To harvest deep geothermal heat, water must be able to pass through rocks deep beneath the surface, picking up heat as the water moves through the rocks. Therefore one of major objectives of the Cornell University Borehole Observatory is to learn about the capacity of rocks deep beneath the Cornell campus to transmit water.
Rocks are made of solid mineral crystals. But there are holes among the crystals and these holes can hold water. In some rocks, the holes are dispersed throughout the rock and are called “pores”. In other rocks, the only significant holes are cracks, or “fractures,” within the rock. These cracks also commonly contain water. In some rocks, there are both numerous pores and fractures.
This an example of a rock with a numerous natural “pores,” that is, holes within the rock. Such holes may contain gases or liquids.
The ruler is marked in centimeters.
This rock happens to have a broad depression on top. Water can be poured into the depression, where it will begin seeping into pore spaces.
In this image, you can see about 1/2 ounce of water pooled on the rock.
After about 2 minutes, the water has mostly seeped into the pore spaces of the rock.
Eventually all of the water will drained out of the depression on the top, into the rock. The water has not flowed out the bottom of the rock, because it is now stored in the pores. This rock has a lot of pores, or “high porosity.”
To generate deep geothermal heat, however, it won’t be enough to simply learn that a rock has open spaces in which water might be stored. We need to know if water can pass through the rock. That is, we want to learn if some of the rocks where the temperatures are high can transmit water among the pores and fractures.
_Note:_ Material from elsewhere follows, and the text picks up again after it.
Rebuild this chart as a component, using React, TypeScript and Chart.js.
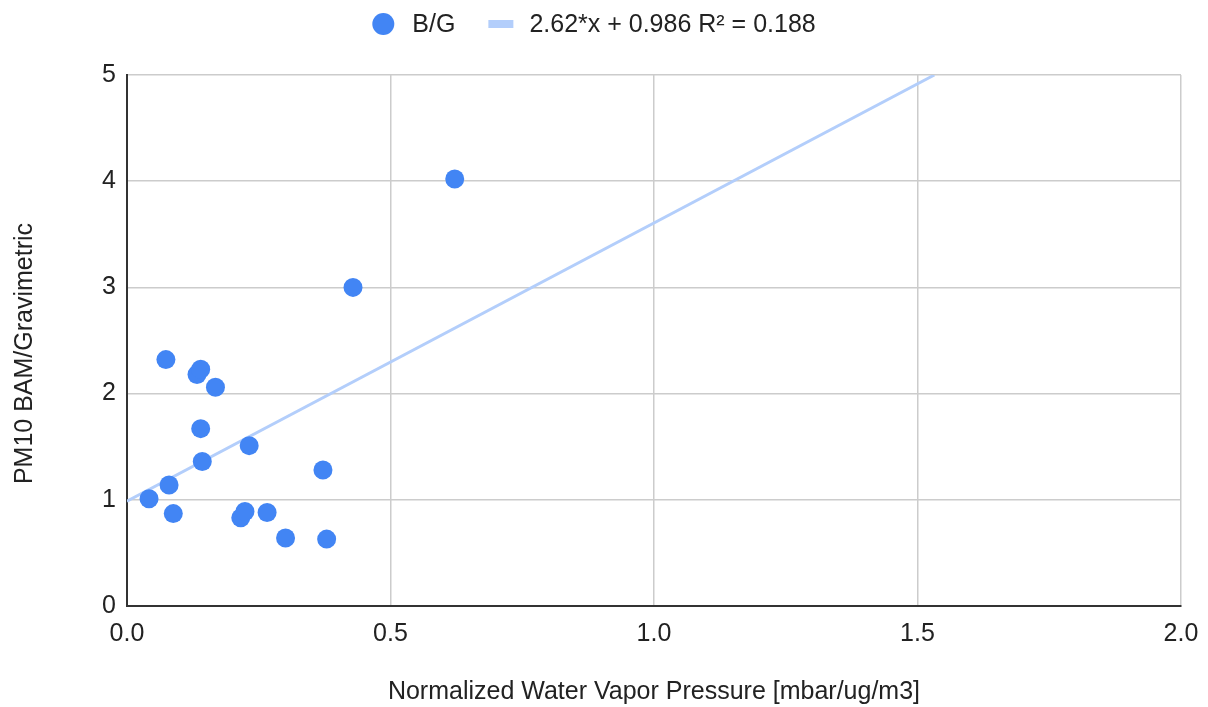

That characteristic is known as the “permeability” of the rock. A rock with high permeability can transmit a lot of water, while one with low permeability is a barrier to water movement.
It is possible to repeatedly pour water into the depression in the rock. Each time some of the water will pool in the depression, but some will eventually move into pore spaces.
In this rock eventually some of the water will leak back out of the rock, forming puddles under the rock. This shows that water moved through the rock. Therefore, the rock is not only highly porous, but it also transmits well the water. This capacity to transmit water is referred to as “high permeability.”
Water transmission through fractures
Fractures link together open space over longer distances than pores, and so are more likely to allow water to flow through rocks. Therefore, measurements to be conducted at the Cornell University Borehole Observatory are designed to reveal fractures and to locate depth zones where fractures are abundant or rare. The CUBO data will also reveal if the fractures tend to be oriented in a particular direction or if many of the fractures cross one another. To find out which sets of fractures actually transmit water will require water-flow tests after the drilling is completed.
By comparing data on fractures with the results of the water-flow tests, we will learn which fractures are interconnected and might allow relatively rapid flow. In depth zones where water does flow, we’ll try to determine whether the connections between fractures are long, complex paths, which would increase the amount of heat that is transferred from the rocks to the water passing through them.
Fractures are openings in rock. They not only hold water, but if they are interconnected, water can flow through them.
To extract heat, more contorted paths for water flow are better.